■ WORK REQUIRED
Transcribe the records below exactly.

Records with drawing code

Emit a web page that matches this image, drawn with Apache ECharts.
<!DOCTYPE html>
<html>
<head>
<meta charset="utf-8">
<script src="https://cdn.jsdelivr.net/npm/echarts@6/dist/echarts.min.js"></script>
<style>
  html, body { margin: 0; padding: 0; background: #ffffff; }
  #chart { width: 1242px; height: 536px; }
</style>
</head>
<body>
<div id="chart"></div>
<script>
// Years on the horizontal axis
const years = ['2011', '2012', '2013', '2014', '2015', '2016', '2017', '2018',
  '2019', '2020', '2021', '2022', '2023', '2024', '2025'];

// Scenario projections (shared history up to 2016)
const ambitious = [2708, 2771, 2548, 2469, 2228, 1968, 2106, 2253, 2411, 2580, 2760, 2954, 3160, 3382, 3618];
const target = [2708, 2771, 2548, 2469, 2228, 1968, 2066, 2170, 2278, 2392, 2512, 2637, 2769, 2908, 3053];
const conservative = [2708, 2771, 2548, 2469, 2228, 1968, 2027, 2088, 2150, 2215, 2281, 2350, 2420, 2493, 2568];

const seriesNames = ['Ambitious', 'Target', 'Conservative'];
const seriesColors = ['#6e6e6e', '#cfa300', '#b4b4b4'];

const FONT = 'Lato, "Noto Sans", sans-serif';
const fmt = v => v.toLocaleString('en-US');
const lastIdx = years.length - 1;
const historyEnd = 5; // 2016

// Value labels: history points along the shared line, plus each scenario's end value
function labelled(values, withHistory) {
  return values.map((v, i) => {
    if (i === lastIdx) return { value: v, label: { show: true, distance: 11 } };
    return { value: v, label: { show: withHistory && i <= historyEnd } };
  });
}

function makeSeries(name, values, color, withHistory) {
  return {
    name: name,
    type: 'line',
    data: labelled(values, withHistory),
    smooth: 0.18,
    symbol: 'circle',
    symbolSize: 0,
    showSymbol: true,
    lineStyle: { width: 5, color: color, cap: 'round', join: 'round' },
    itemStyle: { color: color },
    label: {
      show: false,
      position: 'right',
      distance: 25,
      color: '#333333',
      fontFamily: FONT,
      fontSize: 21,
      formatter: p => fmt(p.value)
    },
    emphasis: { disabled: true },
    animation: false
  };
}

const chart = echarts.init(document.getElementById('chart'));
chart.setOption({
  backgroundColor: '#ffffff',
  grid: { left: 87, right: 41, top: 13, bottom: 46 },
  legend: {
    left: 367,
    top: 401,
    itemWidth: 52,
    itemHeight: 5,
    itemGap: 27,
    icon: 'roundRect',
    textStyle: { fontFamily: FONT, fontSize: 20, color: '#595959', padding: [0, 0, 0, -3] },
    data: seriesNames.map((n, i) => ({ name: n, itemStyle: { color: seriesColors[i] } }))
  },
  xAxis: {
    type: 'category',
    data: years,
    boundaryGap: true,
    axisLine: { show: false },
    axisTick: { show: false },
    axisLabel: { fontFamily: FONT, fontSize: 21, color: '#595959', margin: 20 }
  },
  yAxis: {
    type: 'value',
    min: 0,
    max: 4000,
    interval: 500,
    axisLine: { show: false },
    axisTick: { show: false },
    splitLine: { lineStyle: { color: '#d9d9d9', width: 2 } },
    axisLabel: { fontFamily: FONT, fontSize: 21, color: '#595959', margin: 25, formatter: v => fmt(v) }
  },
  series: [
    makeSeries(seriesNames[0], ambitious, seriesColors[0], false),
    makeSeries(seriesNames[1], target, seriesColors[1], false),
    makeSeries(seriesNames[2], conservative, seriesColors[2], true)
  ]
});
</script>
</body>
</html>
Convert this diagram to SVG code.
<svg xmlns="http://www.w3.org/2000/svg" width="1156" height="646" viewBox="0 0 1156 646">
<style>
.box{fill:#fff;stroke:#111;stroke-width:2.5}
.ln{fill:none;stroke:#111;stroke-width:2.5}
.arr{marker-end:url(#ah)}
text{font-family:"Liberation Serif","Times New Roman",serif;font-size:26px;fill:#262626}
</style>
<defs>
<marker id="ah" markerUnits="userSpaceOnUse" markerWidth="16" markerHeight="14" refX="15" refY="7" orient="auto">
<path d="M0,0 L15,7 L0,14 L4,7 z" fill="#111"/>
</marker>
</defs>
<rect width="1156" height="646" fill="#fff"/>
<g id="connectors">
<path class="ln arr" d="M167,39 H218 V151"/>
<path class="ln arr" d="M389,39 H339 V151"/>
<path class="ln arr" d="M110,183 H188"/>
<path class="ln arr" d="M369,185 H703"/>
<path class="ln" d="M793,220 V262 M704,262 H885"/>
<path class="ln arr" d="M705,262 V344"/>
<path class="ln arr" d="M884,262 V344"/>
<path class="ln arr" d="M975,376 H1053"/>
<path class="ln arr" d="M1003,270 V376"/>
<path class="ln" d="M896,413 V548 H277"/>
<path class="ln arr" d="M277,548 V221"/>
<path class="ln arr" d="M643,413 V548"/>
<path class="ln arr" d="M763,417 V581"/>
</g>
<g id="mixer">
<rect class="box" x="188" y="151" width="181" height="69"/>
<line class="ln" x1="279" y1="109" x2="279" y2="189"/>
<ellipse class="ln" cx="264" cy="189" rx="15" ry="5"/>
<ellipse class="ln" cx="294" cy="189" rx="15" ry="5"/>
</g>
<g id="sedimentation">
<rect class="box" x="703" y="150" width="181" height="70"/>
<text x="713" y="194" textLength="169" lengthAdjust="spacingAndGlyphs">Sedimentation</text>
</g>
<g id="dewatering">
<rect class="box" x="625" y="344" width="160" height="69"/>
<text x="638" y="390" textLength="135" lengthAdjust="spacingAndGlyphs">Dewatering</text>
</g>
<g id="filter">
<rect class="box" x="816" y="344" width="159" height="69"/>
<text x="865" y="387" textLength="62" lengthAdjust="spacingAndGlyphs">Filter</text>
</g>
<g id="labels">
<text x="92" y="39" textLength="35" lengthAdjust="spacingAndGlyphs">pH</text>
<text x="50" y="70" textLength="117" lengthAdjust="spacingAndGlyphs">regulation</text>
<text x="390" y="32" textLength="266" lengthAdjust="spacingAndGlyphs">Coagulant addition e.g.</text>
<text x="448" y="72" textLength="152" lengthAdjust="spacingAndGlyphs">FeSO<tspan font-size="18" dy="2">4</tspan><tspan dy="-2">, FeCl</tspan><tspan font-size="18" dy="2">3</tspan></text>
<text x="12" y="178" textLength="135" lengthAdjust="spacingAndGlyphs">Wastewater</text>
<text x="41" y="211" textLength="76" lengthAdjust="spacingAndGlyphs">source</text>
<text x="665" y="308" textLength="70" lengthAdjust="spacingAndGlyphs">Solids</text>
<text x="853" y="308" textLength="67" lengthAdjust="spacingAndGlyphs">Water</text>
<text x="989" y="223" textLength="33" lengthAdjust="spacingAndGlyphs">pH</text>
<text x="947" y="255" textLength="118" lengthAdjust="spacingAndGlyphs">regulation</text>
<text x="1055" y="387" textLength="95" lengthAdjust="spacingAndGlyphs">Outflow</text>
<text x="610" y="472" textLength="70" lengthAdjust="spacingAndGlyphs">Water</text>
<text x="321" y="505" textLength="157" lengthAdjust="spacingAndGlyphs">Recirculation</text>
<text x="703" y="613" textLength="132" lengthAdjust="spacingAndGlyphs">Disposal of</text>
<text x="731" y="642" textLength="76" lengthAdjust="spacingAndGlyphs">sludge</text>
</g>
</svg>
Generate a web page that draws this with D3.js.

■ EXERCISE ANSWER
Emit a web page that matches this image, drawn with Apache ECharts.
<!DOCTYPE html>
<html>
<head>
<meta charset="utf-8">
<script src="https://cdn.jsdelivr.net/npm/echarts@6/dist/echarts.min.js"></script>
<style>
  html, body { margin: 0; padding: 0; background: #ffffff; }
  #chart { width: 1242px; height: 536px; }
</style>
</head>
<body>
<div id="chart"></div>
<script>
// Years on the horizontal axis
const years = ['2011', '2012', '2013', '2014', '2015', '2016', '2017', '2018',
  '2019', '2020', '2021', '2022', '2023', '2024', '2025'];

// Scenario projections (shared history up to 2016)
const ambitious = [2708, 2771, 2548, 2469, 2228, 1968, 2106, 2253, 2411, 2580, 2760, 2954, 3160, 3382, 3618];
const target = [2708, 2771, 2548, 2469, 2228, 1968, 2066, 2170, 2278, 2392, 2512, 2637, 2769, 2908, 3053];
const conservative = [2708, 2771, 2548, 2469, 2228, 1968, 2027, 2088, 2150, 2215, 2281, 2350, 2420, 2493, 2568];

const seriesNames = ['Ambitious', 'Target', 'Conservative'];
const seriesColors = ['#6e6e6e', '#cfa300', '#b4b4b4'];

const FONT = 'Lato, "Noto Sans", sans-serif';
const fmt = v => v.toLocaleString('en-US');
const lastIdx = years.length - 1;
const historyEnd = 5; // 2016

// Value labels: history points along the shared line, plus each scenario's end value
function labelled(values, withHistory) {
  return values.map((v, i) => {
    if (i === lastIdx) return { value: v, label: { show: true, distance: 11 } };
    return { value: v, label: { show: withHistory && i <= historyEnd } };
  });
}

function makeSeries(name, values, color, withHistory) {
  return {
    name: name,
    type: 'line',
    data: labelled(values, withHistory),
    smooth: 0.18,
    symbol: 'circle',
    symbolSize: 0,
    showSymbol: true,
    lineStyle: { width: 5, color: color, cap: 'round', join: 'round' },
    itemStyle: { color: color },
    label: {
      show: false,
      position: 'right',
      distance: 25,
      color: '#333333',
      fontFamily: FONT,
      fontSize: 21,
      formatter: p => fmt(p.value)
    },
    emphasis: { disabled: true },
    animation: false
  };
}

const chart = echarts.init(document.getElementById('chart'));
chart.setOption({
  backgroundColor: '#ffffff',
  grid: { left: 87, right: 41, top: 13, bottom: 46 },
  legend: {
    left: 367,
    top: 401,
    itemWidth: 52,
    itemHeight: 5,
    itemGap: 27,
    icon: 'roundRect',
    textStyle: { fontFamily: FONT, fontSize: 20, color: '#595959', padding: [0, 0, 0, -3] },
    data: seriesNames.map((n, i) => ({ name: n, itemStyle: { color: seriesColors[i] } }))
  },
  xAxis: {
    type: 'category',
    data: years,
    boundaryGap: true,
    axisLine: { show: false },
    axisTick: { show: false },
    axisLabel: { fontFamily: FONT, fontSize: 21, color: '#595959', margin: 20 }
  },
  yAxis: {
    type: 'value',
    min: 0,
    max: 4000,
    interval: 500,
    axisLine: { show: false },
    axisTick: { show: false },
    splitLine: { lineStyle: { color: '#d9d9d9', width: 2 } },
    axisLabel: { fontFamily: FONT, fontSize: 21, color: '#595959', margin: 25, formatter: v => fmt(v) }
  },
  series: [
    makeSeries(seriesNames[0], ambitious, seriesColors[0], false),
    makeSeries(seriesNames[1], target, seriesColors[1], false),
    makeSeries(seriesNames[2], conservative, seriesColors[2], true)
  ]
});
</script>
</body>
</html>
Convert this diagram to SVG code.
<svg xmlns="http://www.w3.org/2000/svg" width="1156" height="646" viewBox="0 0 1156 646">
<style>
.box{fill:#fff;stroke:#111;stroke-width:2.5}
.ln{fill:none;stroke:#111;stroke-width:2.5}
.arr{marker-end:url(#ah)}
text{font-family:"Liberation Serif","Times New Roman",serif;font-size:26px;fill:#262626}
</style>
<defs>
<marker id="ah" markerUnits="userSpaceOnUse" markerWidth="16" markerHeight="14" refX="15" refY="7" orient="auto">
<path d="M0,0 L15,7 L0,14 L4,7 z" fill="#111"/>
</marker>
</defs>
<rect width="1156" height="646" fill="#fff"/>
<g id="connectors">
<path class="ln arr" d="M167,39 H218 V151"/>
<path class="ln arr" d="M389,39 H339 V151"/>
<path class="ln arr" d="M110,183 H188"/>
<path class="ln arr" d="M369,185 H703"/>
<path class="ln" d="M793,220 V262 M704,262 H885"/>
<path class="ln arr" d="M705,262 V344"/>
<path class="ln arr" d="M884,262 V344"/>
<path class="ln arr" d="M975,376 H1053"/>
<path class="ln arr" d="M1003,270 V376"/>
<path class="ln" d="M896,413 V548 H277"/>
<path class="ln arr" d="M277,548 V221"/>
<path class="ln arr" d="M643,413 V548"/>
<path class="ln arr" d="M763,417 V581"/>
</g>
<g id="mixer">
<rect class="box" x="188" y="151" width="181" height="69"/>
<line class="ln" x1="279" y1="109" x2="279" y2="189"/>
<ellipse class="ln" cx="264" cy="189" rx="15" ry="5"/>
<ellipse class="ln" cx="294" cy="189" rx="15" ry="5"/>
</g>
<g id="sedimentation">
<rect class="box" x="703" y="150" width="181" height="70"/>
<text x="713" y="194" textLength="169" lengthAdjust="spacingAndGlyphs">Sedimentation</text>
</g>
<g id="dewatering">
<rect class="box" x="625" y="344" width="160" height="69"/>
<text x="638" y="390" textLength="135" lengthAdjust="spacingAndGlyphs">Dewatering</text>
</g>
<g id="filter">
<rect class="box" x="816" y="344" width="159" height="69"/>
<text x="865" y="387" textLength="62" lengthAdjust="spacingAndGlyphs">Filter</text>
</g>
<g id="labels">
<text x="92" y="39" textLength="35" lengthAdjust="spacingAndGlyphs">pH</text>
<text x="50" y="70" textLength="117" lengthAdjust="spacingAndGlyphs">regulation</text>
<text x="390" y="32" textLength="266" lengthAdjust="spacingAndGlyphs">Coagulant addition e.g.</text>
<text x="448" y="72" textLength="152" lengthAdjust="spacingAndGlyphs">FeSO<tspan font-size="18" dy="2">4</tspan><tspan dy="-2">, FeCl</tspan><tspan font-size="18" dy="2">3</tspan></text>
<text x="12" y="178" textLength="135" lengthAdjust="spacingAndGlyphs">Wastewater</text>
<text x="41" y="211" textLength="76" lengthAdjust="spacingAndGlyphs">source</text>
<text x="665" y="308" textLength="70" lengthAdjust="spacingAndGlyphs">Solids</text>
<text x="853" y="308" textLength="67" lengthAdjust="spacingAndGlyphs">Water</text>
<text x="989" y="223" textLength="33" lengthAdjust="spacingAndGlyphs">pH</text>
<text x="947" y="255" textLength="118" lengthAdjust="spacingAndGlyphs">regulation</text>
<text x="1055" y="387" textLength="95" lengthAdjust="spacingAndGlyphs">Outflow</text>
<text x="610" y="472" textLength="70" lengthAdjust="spacingAndGlyphs">Water</text>
<text x="321" y="505" textLength="157" lengthAdjust="spacingAndGlyphs">Recirculation</text>
<text x="703" y="613" textLength="132" lengthAdjust="spacingAndGlyphs">Disposal of</text>
<text x="731" y="642" textLength="76" lengthAdjust="spacingAndGlyphs">sludge</text>
</g>
</svg>
Generate a web page that draws this with D3.js.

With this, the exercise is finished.